[ih] A further aside on FTP
John Day
day at std.com
Sat Aug 3 06:57:10 PDT 2002
A side conversation on the file access idea reminded me of an
interesting result that came out of it. I had been discussing the
idea with various people. Remember the big issue with all of the
upper layer protocols was finding the right canonical model for them.
The Virtual Terminal for Telnet, the Virtual File System for FTP,
etc. The canonical model was definitely not the least common
denominator. The big idea was that we avoided nxn transformations of
the data by everyone mapping to the canonical form.

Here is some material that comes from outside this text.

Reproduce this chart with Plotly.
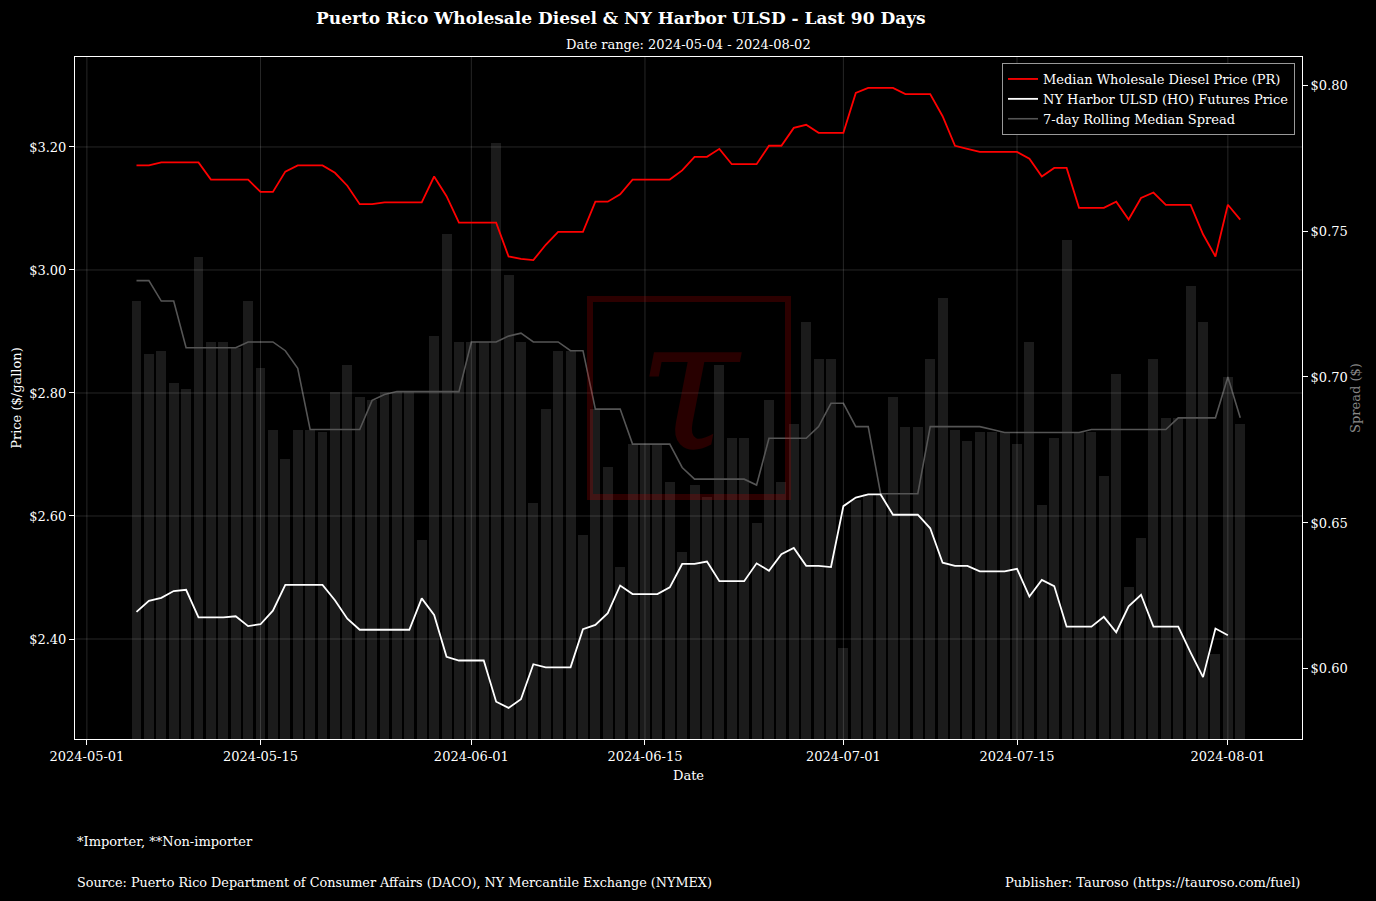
import pandas as pd
import plotly.graph_objects as go

start_date = "2024-05-05"
n_days = 90
dates = pd.date_range(start_date, periods=n_days, freq="D")

pr_price = [
    3.170, 3.170, 3.175, 3.175, 3.175, 3.175, 3.147, 3.147, 3.147, 3.147,
    3.127, 3.127, 3.160, 3.170, 3.170, 3.170, 3.158, 3.137, 3.107, 3.107,
    3.110, 3.110, 3.110, 3.110, 3.152, 3.120, 3.077, 3.077, 3.077, 3.077,
    3.022, 3.018, 3.016, 3.041, 3.062, 3.062, 3.062, 3.111, 3.111, 3.123,
    3.147, 3.147, 3.147, 3.147, 3.162, 3.184, 3.184, 3.197, 3.172, 3.172,
    3.172, 3.202, 3.202, 3.231, 3.236, 3.223, 3.223, 3.223, 3.288, 3.296,
    3.296, 3.296, 3.286, 3.286, 3.286, 3.250, 3.202, 3.197, 3.192, 3.192,
    3.192, 3.192, 3.181, 3.152, 3.166, 3.166, 3.101, 3.101, 3.101, 3.111,
    3.082, 3.117, 3.126, 3.106, 3.106, 3.106, 3.058, 3.022, 3.106, 3.082,
]

ho_price = [
    2.444, 2.462, 2.467, 2.478, 2.480, 2.435, 2.435, 2.435, 2.437, 2.421,
    2.424, 2.446, 2.488, 2.488, 2.488, 2.488, 2.463, 2.433, 2.415, 2.415,
    2.415, 2.415, 2.415, 2.466, 2.439, 2.371, 2.365, 2.365, 2.365, 2.298,
    2.288, 2.302, 2.359, 2.354, 2.354, 2.354, 2.416, 2.423, 2.442, 2.487,
    2.473, 2.473, 2.473, 2.484, 2.522, 2.522, 2.526, 2.494, 2.494, 2.494,
    2.523, 2.511, 2.538, 2.548, 2.519, 2.519, 2.517, 2.616, 2.630, 2.635,
    2.635, 2.602, 2.602, 2.602, 2.580, 2.524, 2.519, 2.519, 2.510, 2.510,
    2.510, 2.514, 2.469, 2.496, 2.486, 2.420, 2.420, 2.420, 2.436, 2.411,
    2.453, 2.472, 2.420, 2.420, 2.420, 2.378, 2.338, 2.417, 2.406, None,
]

daily_spread = [
    0.726, 0.708, 0.709, 0.698, 0.696, 0.741, 0.712, 0.712, 0.710, 0.726,
    0.703, 0.682, 0.672, 0.682, 0.682, 0.681, 0.695, 0.704, 0.693, 0.692,
    0.695, 0.695, 0.695, 0.644, 0.714, 0.749, 0.712, 0.712, 0.712, 0.780,
    0.735, 0.712, 0.657, 0.689, 0.709, 0.709, 0.646, 0.689, 0.669, 0.635,
    0.677, 0.677, 0.677, 0.664, 0.640, 0.663, 0.659, 0.704, 0.679, 0.679,
    0.650, 0.692, 0.664, 0.684, 0.719, 0.706, 0.706, 0.607, 0.658, 0.660,
    0.660, 0.693, 0.683, 0.683, 0.706, 0.727, 0.682, 0.678, 0.681, 0.681,
    0.681, 0.677, 0.712, 0.656, 0.679, 0.747, 0.681, 0.681, 0.666, 0.701,
    0.628, 0.645, 0.706, 0.686, 0.686, 0.731, 0.719, 0.605, 0.700, 0.684,
]

rolling_spread = [
    0.733, 0.733, 0.726, 0.726, 0.710, 0.710, 0.710, 0.710, 0.710, 0.712,
    0.712, 0.712, 0.709, 0.703, 0.682, 0.682, 0.682, 0.682, 0.682, 0.692,
    0.694, 0.695, 0.695, 0.695, 0.695, 0.695, 0.695, 0.712, 0.712, 0.712,
    0.714, 0.715, 0.712, 0.712, 0.712, 0.709, 0.709, 0.689, 0.689, 0.689,
    0.677, 0.677, 0.677, 0.677, 0.669, 0.665, 0.665, 0.665, 0.665, 0.665,
    0.663, 0.679, 0.679, 0.679, 0.679, 0.683, 0.691, 0.691, 0.683, 0.683,
    0.660, 0.660, 0.660, 0.660, 0.683, 0.683, 0.683, 0.683, 0.683, 0.682,
    0.681, 0.681, 0.681, 0.681, 0.681, 0.681, 0.681, 0.682, 0.682, 0.682,
    0.682, 0.682, 0.682, 0.682, 0.686, 0.686, 0.686, 0.686, 0.700, 0.686,
]

x_ticks = ["2024-05-01", "2024-05-15", "2024-06-01", "2024-06-15",
           "2024-07-01", "2024-07-15", "2024-08-01"]
price_ticks = [2.40, 2.60, 2.80, 3.00, 3.20]
price_tick_labels = ["$2.40", "$2.60", "$2.80", "$3.00", "$3.20"]
spread_ticks = [0.60, 0.65, 0.70, 0.75, 0.80]
spread_tick_labels = ["$0.60", "$0.65", "$0.70", "$0.75", "$0.80"]

title_text = "Puerto Rico Wholesale Diesel & NY Harbor ULSD - Last 90 Days"
subtitle_text = "Date range: 2024-05-04 - 2024-08-02"

FONT = "DejaVu Serif"
X_RANGE = ["2024-04-30 01:00", "2024-08-06 23:30"]
PRICE_RANGE = [2.2374, 3.3463]
SPREAD_RANGE = [0.576, 0.8096]
GRID_COLOR = "rgba(255,255,255,0.15)"

fig = go.Figure()

# Spread bars + rolling median on base axis (right side)
fig.add_trace(go.Bar(
    x=dates, y=daily_spread, yaxis="y", width=0.8 * 86400000,
    marker=dict(color="#1b1b1b", line=dict(width=0)),
    showlegend=False, name="Daily Spread", hoverinfo="skip",
))
fig.add_trace(go.Scatter(
    x=dates, y=rolling_spread, yaxis="y", mode="lines",
    line=dict(color="#555555", width=1.6),
    name="7-day Rolling Median Spread", legendrank=3,
))

# Grid lines of the price axes, drawn above the bars but below the price lines
gx, gy = [], []
for v in price_ticks:
    gx += [X_RANGE[0], X_RANGE[1], None]
    gy += [v, v, None]
for d in x_ticks:
    gx += [d, d, None]
    gy += [PRICE_RANGE[0], PRICE_RANGE[1], None]
fig.add_trace(go.Scatter(
    x=gx, y=gy, yaxis="y2", mode="lines",
    line=dict(color=GRID_COLOR, width=1),
    showlegend=False, hoverinfo="skip", cliponaxis=True,
))

# Prices on overlay axis (left side)
fig.add_trace(go.Scatter(
    x=dates, y=pr_price, yaxis="y2", mode="lines",
    line=dict(color="#ff0000", width=1.8),
    name="Median Wholesale Diesel Price (PR)", legendrank=1,
))
fig.add_trace(go.Scatter(
    x=dates, y=ho_price, yaxis="y2", mode="lines",
    line=dict(color="#ffffff", width=1.8),
    name="NY Harbor ULSD (HO) Futures Price", legendrank=2,
))

L, R, T, B = 75, 1302, 57, 739
W, H = 1376, 901
pw, ph = R - L, B - T


def px(xp):
    return (xp - L) / pw


def py(yp):
    return (B - yp) / ph


TICKFONT = dict(family=FONT, size=13, color="#ffffff")

fig.update_layout(
    width=W, height=H,
    margin=dict(l=L, r=W - R, t=T, b=H - B, pad=0),
    paper_bgcolor="#000000", plot_bgcolor="#000000",
    font=dict(family=FONT, color="#ffffff", size=13),
    bargap=0,
    showlegend=True,
    legend=dict(
        x=px(1295), y=py(63), xanchor="right", yanchor="top",
        bgcolor="#000000", bordercolor="#999999", borderwidth=1,
        font=dict(family=FONT, size=13, color="#ffffff"),
        itemwidth=30, tracegroupgap=0,
    ),
    xaxis=dict(
        type="date",
        range=X_RANGE,
        tickvals=x_ticks, ticktext=x_ticks,
        showgrid=False,
        showline=True, linecolor="#ffffff", linewidth=1, mirror=True,
        ticks="outside", ticklen=5, tickcolor="#ffffff",
        tickfont=TICKFONT,
        title=dict(text="Date", font=dict(family=FONT, size=13, color="#ffffff"), standoff=8),
        zeroline=False,
    ),
    yaxis=dict(
        side="right",
        range=SPREAD_RANGE,
        tickvals=spread_ticks, ticktext=spread_tick_labels,
        showgrid=False, zeroline=False,
        showline=True, linecolor="#ffffff", linewidth=1,
        ticks="outside", ticklen=5, tickcolor="#ffffff",
        tickfont=TICKFONT,
        title=dict(text="Spread ($)", font=dict(family=FONT, size=13, color="#888888"), standoff=4),
    ),
    yaxis2=dict(
        side="left", overlaying="y",
        range=PRICE_RANGE,
        tickvals=price_ticks, ticktext=price_tick_labels,
        showgrid=False, zeroline=False,
        showline=True, linecolor="#ffffff", linewidth=1,
        ticks="outside", ticklen=5, tickcolor="#ffffff",
        tickfont=TICKFONT,
        title=dict(text="Price ($/gallon)", font=dict(family=FONT, size=13, color="#ffffff"), standoff=4),
    ),
)

# Watermark: square outline and tau glyph
fig.add_shape(
    type="rect", xref="paper", yref="paper",
    x0=px(590), x1=px(788), y0=py(497), y1=py(299),
    line=dict(color="rgba(200,0,0,0.22)", width=6),
    fillcolor="rgba(0,0,0,0)", layer="above",
)
fig.add_annotation(
    text="<i>τ</i>", xref="paper", yref="paper", x=px(689), y=py(385),
    xanchor="center", yanchor="middle", showarrow=False,
    font=dict(family=FONT, size=185, color="rgba(200,0,0,0.2)"),
)

# Titles
fig.add_annotation(
    text="<b>" + title_text + "</b>", xref="paper", yref="paper",
    x=px(621), y=py(18), xanchor="center", yanchor="middle", showarrow=False,
    font=dict(family=FONT, size=17, color="#ffffff"),
)
fig.add_annotation(
    text=subtitle_text, xref="paper", yref="paper",
    x=px(688), y=py(44), xanchor="center", yanchor="middle", showarrow=False,
    font=dict(family=FONT, size=13, color="#ffffff"),
)

# Footer notes
fig.add_annotation(
    text="*Importer, **Non-importer", xref="paper", yref="paper",
    x=0, y=py(841), xanchor="left", yanchor="middle", showarrow=False,
    font=dict(family=FONT, size=13, color="#ffffff"),
)
fig.add_annotation(
    text="Source: Puerto Rico Department of Consumer Affairs (DACO), NY Mercantile Exchange (NYMEX)",
    xref="paper", yref="paper",
    x=0, y=py(882), xanchor="left", yanchor="middle", showarrow=False,
    font=dict(family=FONT, size=12.8, color="#ffffff"),
)
fig.add_annotation(
    text="Publisher: Tauroso (https://tauroso.com/fuel)", xref="paper", yref="paper",
    x=1, y=py(882), xanchor="right", yanchor="middle", showarrow=False,
    font=dict(family=FONT, size=13, color="#ffffff"),
)

fig.write_html(
    "out.html",
    config={"displayModeBar": False},
    post_script="document.body.style.margin='0';document.body.style.background='#000';",
)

In any case, Ken Pogran suggested that a byte pointer into the file
as in Multics would be an easy way to access a file in a canonical
form. It seemed elegant and general and would avoid having to
process the whole file to be able to read specific parts of it.
So I wrote the protocol as an RFC and Ken implemented it on Multics.
(It was latter used as part of a cross network debugger, I
understand.) However, we learned that the byte pointer was not quite
as easy as we had thought because Tenex's and the FTP virtual file
system marked end of record with CRLF and Multics used NL. So our
byte pointer was not as straightforward calculation as we had thought.
That and some other incidents with Telnet made me realize that most
of the data transformations we did were not isomorphic. Hence, the
transformations required would have to leave the semantics relative
to the application invariant. This sent me back to re-reading Frege
as the only mathematician I had ever come across that treated the
subject. That was when I realized that the canonical form was the
definition of those invariant semantics.